__PROBLEM DETAILS__.
Write out again, exactly as they appear, the lines from the line with "Reproduce this diagram with TikZ." through the line with "(lso) at (32,548)". Do not include any pictures.

Code that draws figures
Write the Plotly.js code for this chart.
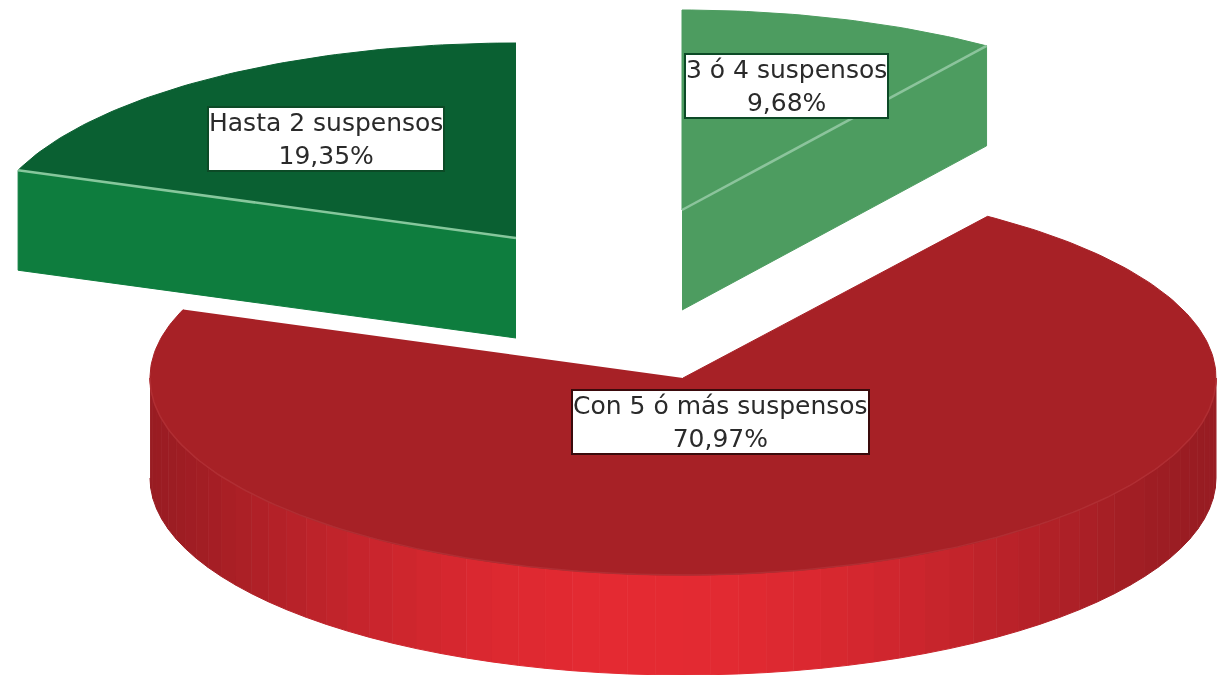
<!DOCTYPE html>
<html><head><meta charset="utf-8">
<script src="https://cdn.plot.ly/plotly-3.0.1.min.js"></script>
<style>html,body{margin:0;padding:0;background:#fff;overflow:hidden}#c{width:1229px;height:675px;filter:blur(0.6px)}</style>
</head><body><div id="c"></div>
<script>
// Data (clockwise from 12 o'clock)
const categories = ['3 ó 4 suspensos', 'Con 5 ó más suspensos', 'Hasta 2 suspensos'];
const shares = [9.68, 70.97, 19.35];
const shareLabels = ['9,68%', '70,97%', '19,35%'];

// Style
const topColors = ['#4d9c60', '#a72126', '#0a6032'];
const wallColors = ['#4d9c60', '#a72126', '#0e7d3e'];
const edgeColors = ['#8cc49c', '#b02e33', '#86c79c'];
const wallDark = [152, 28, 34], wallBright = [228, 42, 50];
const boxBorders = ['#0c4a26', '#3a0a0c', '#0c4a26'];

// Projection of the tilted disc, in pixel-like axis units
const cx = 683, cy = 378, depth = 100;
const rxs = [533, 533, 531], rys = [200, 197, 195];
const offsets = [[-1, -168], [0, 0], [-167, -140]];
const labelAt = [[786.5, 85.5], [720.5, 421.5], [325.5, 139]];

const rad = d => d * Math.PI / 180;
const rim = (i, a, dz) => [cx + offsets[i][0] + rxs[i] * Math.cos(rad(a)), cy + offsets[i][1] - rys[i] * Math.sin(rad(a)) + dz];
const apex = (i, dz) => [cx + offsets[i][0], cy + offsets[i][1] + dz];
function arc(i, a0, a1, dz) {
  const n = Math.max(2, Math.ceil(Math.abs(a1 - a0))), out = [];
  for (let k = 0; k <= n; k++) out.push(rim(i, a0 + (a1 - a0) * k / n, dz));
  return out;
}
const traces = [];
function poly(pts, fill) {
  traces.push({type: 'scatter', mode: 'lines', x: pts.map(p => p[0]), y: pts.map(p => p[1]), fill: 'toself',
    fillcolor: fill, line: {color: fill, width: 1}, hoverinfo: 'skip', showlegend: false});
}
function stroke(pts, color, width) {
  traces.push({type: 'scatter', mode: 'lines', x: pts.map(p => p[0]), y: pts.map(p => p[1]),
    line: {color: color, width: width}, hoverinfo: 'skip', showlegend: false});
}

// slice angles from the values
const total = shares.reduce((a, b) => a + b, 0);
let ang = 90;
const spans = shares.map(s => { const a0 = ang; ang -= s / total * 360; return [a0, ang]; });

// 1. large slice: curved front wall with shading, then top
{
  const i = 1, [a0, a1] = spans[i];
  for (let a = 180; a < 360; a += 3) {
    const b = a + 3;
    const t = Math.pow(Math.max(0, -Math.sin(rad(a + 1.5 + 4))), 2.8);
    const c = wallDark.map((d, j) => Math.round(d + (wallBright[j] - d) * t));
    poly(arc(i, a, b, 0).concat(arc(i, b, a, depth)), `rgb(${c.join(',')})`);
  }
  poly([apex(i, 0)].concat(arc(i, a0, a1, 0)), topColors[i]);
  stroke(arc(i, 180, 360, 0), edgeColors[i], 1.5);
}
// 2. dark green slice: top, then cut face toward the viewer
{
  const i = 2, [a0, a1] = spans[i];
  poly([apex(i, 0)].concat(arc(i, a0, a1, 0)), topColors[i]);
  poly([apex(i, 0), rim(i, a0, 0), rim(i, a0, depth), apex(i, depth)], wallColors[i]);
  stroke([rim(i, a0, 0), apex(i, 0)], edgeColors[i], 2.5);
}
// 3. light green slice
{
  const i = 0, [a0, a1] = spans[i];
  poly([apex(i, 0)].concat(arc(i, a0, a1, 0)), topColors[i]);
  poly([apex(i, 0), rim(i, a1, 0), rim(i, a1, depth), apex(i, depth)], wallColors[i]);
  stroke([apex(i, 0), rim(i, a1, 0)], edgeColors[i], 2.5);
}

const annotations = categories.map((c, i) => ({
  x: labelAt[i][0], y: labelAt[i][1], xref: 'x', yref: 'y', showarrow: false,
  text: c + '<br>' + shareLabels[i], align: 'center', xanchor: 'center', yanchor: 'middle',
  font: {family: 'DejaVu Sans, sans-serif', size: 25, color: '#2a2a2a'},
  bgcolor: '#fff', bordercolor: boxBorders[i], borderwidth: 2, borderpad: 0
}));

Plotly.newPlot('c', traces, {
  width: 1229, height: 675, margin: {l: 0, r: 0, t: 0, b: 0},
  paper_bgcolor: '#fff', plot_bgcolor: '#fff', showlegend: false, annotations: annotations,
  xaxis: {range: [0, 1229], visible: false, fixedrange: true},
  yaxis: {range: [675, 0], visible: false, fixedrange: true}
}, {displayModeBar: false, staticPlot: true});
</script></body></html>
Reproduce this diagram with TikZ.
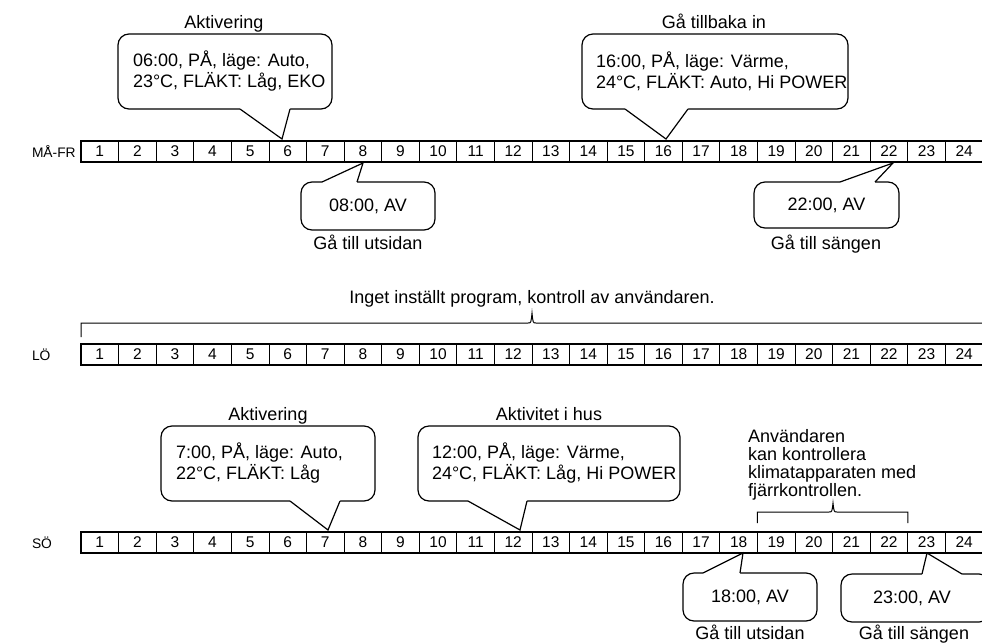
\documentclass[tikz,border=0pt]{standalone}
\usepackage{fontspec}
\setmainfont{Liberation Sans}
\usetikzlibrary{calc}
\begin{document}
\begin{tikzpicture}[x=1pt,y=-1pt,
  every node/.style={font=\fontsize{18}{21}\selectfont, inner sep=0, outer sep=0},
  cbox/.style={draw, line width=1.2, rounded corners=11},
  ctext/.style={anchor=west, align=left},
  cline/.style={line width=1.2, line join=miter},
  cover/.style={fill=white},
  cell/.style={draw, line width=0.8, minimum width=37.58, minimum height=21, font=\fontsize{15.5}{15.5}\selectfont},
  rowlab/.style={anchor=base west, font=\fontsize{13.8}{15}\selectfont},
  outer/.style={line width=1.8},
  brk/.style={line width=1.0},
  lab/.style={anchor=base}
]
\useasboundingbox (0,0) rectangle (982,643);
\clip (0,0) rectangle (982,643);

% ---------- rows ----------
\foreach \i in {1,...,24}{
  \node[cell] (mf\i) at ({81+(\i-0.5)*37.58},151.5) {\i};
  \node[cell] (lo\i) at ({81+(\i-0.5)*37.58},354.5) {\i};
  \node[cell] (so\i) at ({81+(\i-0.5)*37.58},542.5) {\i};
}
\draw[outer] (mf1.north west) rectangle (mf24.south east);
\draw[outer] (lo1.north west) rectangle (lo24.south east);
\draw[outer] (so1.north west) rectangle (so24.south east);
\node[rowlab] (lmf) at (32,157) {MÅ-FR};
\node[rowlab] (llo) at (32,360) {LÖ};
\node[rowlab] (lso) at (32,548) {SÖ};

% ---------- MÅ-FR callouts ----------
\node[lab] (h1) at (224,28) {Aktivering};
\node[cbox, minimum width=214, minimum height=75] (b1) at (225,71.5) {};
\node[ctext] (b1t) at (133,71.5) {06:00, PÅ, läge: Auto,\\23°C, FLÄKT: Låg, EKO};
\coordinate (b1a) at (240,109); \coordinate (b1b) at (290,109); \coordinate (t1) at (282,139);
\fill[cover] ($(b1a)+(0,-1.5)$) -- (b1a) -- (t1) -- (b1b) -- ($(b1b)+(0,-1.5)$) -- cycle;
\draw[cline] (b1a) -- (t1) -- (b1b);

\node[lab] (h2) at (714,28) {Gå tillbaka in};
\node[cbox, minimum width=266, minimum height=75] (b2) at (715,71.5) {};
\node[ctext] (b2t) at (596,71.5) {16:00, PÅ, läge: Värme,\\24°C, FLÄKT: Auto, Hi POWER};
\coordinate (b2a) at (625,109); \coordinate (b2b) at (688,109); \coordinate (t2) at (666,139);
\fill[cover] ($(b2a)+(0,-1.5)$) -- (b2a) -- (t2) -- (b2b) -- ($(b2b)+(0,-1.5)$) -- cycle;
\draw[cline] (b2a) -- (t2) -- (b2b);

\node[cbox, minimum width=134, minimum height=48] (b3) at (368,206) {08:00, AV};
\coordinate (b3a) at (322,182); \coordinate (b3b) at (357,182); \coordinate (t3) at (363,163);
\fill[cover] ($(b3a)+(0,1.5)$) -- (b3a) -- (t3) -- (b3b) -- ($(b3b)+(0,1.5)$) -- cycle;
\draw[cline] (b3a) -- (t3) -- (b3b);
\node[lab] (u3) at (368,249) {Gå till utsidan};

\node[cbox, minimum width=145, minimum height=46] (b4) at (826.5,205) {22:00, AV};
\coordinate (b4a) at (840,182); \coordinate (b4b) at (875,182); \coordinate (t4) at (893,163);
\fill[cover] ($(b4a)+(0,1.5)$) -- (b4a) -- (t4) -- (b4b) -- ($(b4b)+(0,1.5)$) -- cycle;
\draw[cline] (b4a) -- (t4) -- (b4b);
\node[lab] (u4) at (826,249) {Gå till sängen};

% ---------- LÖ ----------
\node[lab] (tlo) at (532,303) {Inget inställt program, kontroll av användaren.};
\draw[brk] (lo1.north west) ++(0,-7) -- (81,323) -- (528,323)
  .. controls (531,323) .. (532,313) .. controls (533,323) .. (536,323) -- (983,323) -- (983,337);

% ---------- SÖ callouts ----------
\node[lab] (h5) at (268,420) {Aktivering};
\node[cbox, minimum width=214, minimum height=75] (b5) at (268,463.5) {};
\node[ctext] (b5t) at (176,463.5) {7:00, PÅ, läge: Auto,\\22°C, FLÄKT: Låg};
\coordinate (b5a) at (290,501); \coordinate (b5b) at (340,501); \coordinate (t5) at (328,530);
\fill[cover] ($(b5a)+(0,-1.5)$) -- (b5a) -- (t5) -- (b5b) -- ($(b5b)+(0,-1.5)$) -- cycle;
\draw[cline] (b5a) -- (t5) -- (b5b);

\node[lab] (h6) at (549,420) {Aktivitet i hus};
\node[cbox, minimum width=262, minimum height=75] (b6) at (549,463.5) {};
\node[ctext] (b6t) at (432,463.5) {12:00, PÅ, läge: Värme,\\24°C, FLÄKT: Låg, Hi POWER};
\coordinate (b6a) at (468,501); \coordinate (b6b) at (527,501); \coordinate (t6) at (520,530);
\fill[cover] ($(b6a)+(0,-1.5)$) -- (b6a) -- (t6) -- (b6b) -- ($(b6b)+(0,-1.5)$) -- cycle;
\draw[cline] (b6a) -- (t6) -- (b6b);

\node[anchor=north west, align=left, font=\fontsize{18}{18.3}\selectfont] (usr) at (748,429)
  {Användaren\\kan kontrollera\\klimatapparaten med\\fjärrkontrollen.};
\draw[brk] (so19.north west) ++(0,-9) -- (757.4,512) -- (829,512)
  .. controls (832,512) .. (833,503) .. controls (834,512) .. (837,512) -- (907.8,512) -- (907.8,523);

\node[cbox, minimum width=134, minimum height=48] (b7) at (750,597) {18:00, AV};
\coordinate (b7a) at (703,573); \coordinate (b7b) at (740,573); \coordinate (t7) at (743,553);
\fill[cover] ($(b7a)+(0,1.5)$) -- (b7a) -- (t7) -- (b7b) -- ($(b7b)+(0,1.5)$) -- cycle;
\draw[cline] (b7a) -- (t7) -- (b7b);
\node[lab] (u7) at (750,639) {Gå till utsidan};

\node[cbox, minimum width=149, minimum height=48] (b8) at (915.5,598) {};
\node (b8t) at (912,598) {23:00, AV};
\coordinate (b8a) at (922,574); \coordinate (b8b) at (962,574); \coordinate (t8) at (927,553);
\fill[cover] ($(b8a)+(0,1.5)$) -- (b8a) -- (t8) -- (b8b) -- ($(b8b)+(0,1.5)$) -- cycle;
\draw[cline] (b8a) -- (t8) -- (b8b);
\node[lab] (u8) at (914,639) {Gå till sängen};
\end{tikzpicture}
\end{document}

__THE RESPONSE__.
Reproduce this diagram with TikZ.
\documentclass[tikz,border=0pt]{standalone}
\usepackage{fontspec}
\setmainfont{Liberation Sans}
\usetikzlibrary{calc}
\begin{document}
\begin{tikzpicture}[x=1pt,y=-1pt,
  every node/.style={font=\fontsize{18}{21}\selectfont, inner sep=0, outer sep=0},
  cbox/.style={draw, line width=1.2, rounded corners=11},
  ctext/.style={anchor=west, align=left},
  cline/.style={line width=1.2, line join=miter},
  cover/.style={fill=white},
  cell/.style={draw, line width=0.8, minimum width=37.58, minimum height=21, font=\fontsize{15.5}{15.5}\selectfont},
  rowlab/.style={anchor=base west, font=\fontsize{13.8}{15}\selectfont},
  outer/.style={line width=1.8},
  brk/.style={line width=1.0},
  lab/.style={anchor=base}
]
\useasboundingbox (0,0) rectangle (982,643);
\clip (0,0) rectangle (982,643);

% ---------- rows ----------
\foreach \i in {1,...,24}{
  \node[cell] (mf\i) at ({81+(\i-0.5)*37.58},151.5) {\i};
  \node[cell] (lo\i) at ({81+(\i-0.5)*37.58},354.5) {\i};
  \node[cell] (so\i) at ({81+(\i-0.5)*37.58},542.5) {\i};
}
\draw[outer] (mf1.north west) rectangle (mf24.south east);
\draw[outer] (lo1.north west) rectangle (lo24.south east);
\draw[outer] (so1.north west) rectangle (so24.south east);
\node[rowlab] (lmf) at (32,157) {MÅ-FR};
\node[rowlab] (llo) at (32,360) {LÖ};
\node[rowlab] (lso) at (32,548) {SÖ};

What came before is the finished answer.